While streaming giants cater to the terminally distracted, this show rewards close attention

One of my unshakeable pet peeves is when people stay glued to their phones while they have a TV show or movie on. Which is odd, as I do this all the time. The dignified academic part of my brain insists that a visual medium, if you hope to get any value out of it, must be looked at. But the shitposting part of my brain says, “We’ll just half-listen while firing off some tweets, and if I lose the plot, I can rewind a little.” If this works, it’s because a lot of TV and movies are comparably middling in their ambition and effect. It’s not enthralling; why give it all my attention?

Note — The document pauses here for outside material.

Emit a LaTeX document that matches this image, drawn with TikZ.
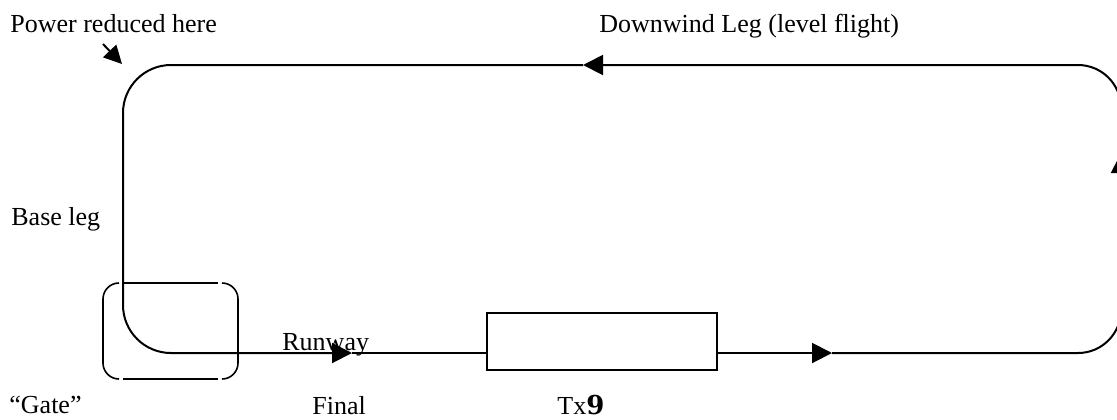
\documentclass[tikz,border=0pt]{standalone}
\usepackage{fontspec}
\setmainfont{Liberation Serif}
\newfontfamily\ninefont{DejaVu Serif}
\usetikzlibrary{arrows.meta}
\begin{document}
\begin{tikzpicture}[x=0.5pt,y=-0.5pt,
  ln/.style={line width=1pt, line join=round},
  tri/.tip={Triangle[length=10pt,width=10pt]},
  gatebox/.style={line width=0.8pt, rounded corners=8pt},
  lbl/.style={font=\fontsize{13pt}{15pt}\selectfont, inner sep=0pt, anchor=base west}]
\clip (0,0) rectangle (1117,419);
\fill[white] (0,0) rectangle (1117,419);
% labels
\node[lbl] (power) at (10,32) {Power reduced here};
\node[lbl] (down) at (599,32) {Downwind Leg (level flight)};
\node[lbl] (base) at (11,225) {Base leg};
\node[lbl] (gate) at (9,413) {“Gate”};
\node[lbl] (final) at (312,414) {Final};
\node[lbl] (tx) at (557,414) {Tx{\ninefont\bfseries 9}};
\node[lbl] (runlbl) at (282,350) {Runway};
% runway box
\node[draw, line width=1pt, minimum width=115pt, minimum height=28.5pt, inner sep=0pt] (rwy) at (602,341.5) {};
% circuit coordinates
\coordinate (A1) at (832,353);
\coordinate (cBR) at (1121,353);
\coordinate (A2) at (1121,153);
\coordinate (cTR) at (1121,65);
\coordinate (A3) at (583,65);
\coordinate (cTL) at (123,65);
\coordinate (cBL) at (123,353);
\coordinate (A4) at (352,353);
% circuit
\draw[ln,-tri] (rwy.east |- A1) -- (A1);
\draw[ln,rounded corners=21.5pt,-tri] (A1) -- (cBR) -- (A2);
\draw[ln,rounded corners=21.5pt,-tri] (A2) -- (cTR) -- (A3);
\draw[ln,rounded corners=24pt,-tri] (A3) -- (cTL) -- (cBL) -- (A4);
\draw[ln] (A4) -- (rwy.west |- A4);
% power reduced arrow
\coordinate (pw1) at (103,44);
\coordinate (pw2) at (122,64);
\draw[ln,-{Triangle[length=9pt,width=9pt]}] (pw1) -- (pw2);
% gate box (long dashes)
\coordinate (g1) at (103,283);
\coordinate (g2) at (238,283);
\coordinate (g3) at (238,379);
\coordinate (g4) at (103,379);
\draw[gatebox] (119,283) -- (g1) -- (g4) -- (119,379);
\draw[gatebox] (222,283) -- (g2) -- (g3) -- (222,379);
\draw[line width=0.8pt] (123,283) -- (218,283);
\draw[line width=0.8pt] (123,379) -- (218,379);
\end{tikzpicture}
\end{document}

Writing in the New Yorker last month, critic and author Kyle Chayka looked at a range of Netflix shows including Emily in Paris — something of a must-hatewatch for the social media set — and declared the arrival of “ambient TV,” the stuff designed for phone-distracted viewers. One could argue that television has always been for “passive engagement,” but in the streaming era, Chayka observes, plots are thinning out, conflict is being erased from narrative and pleasant B-roll has overtaken the screen time of actors and reality contestants. You can ignore this content for long stretches and not miss much. The trend, I realized, could help to explain why even in a year I’ve largely been stuck at home, I can’t give a shit about 99 percent of TV. Nothing had hooked me, and the shows I went deeper on eventually turned frustrating.

That changed when I discovered HBO’s How To With John Wilson over Thanksgiving week. Premiering only a few weeks after Emily in Paris, you might initially mistake it for another low-investment proposition: a bare-bones title, quiet music, cinéma vérité aesthetic, no conventional cast besides our host, and Wilson’s voice has a meek or hesitant timbre, almost like he’s embarrassed to be taking up any space. (It will remind you of Nathan Fielder from the docu-comedy series Nathan for You, who happens to be an executive producer here.) But, very quickly — should you keep the phone out of reach — you discover that How To is not really like any TV you’ve experienced before. It is a fascinating record of New York City in the 21st century, of human behavior generally and how the mundane commingles with the profound.

When I recommend the show to friends, I tell them to learn as little as possible about it beforehand and dive right in — it’s that immersive. Should you need further encouragement, however, I’ll add that How To’s most radical choice is to eliminate the slack for an audience’s unfocused, wandering gaze. You cannot take your eyes away for a second, lest you miss an incredible piece of footage spliced into the episode. Wilson spent two years shooting around his city, chatting with strangers and capturing the true optics of the place in a way that will transport anyone who’s lived there right back. You can smell the subway garbage. And the show itself embodies the art of noticing, particularly the kind of details that appear slightly amiss but otherwise elude our busy consciousness. Wilson says he pulls out the camera whenever there’s “a glitch in the Matrix,” while Fielder says “John’s really good at discovering things” you’d overlook walking by, “but when you’re really forced to look at it, it really makes you think about how confusing modern life is.” It’s the weirdness and sheer variety of existence at street level.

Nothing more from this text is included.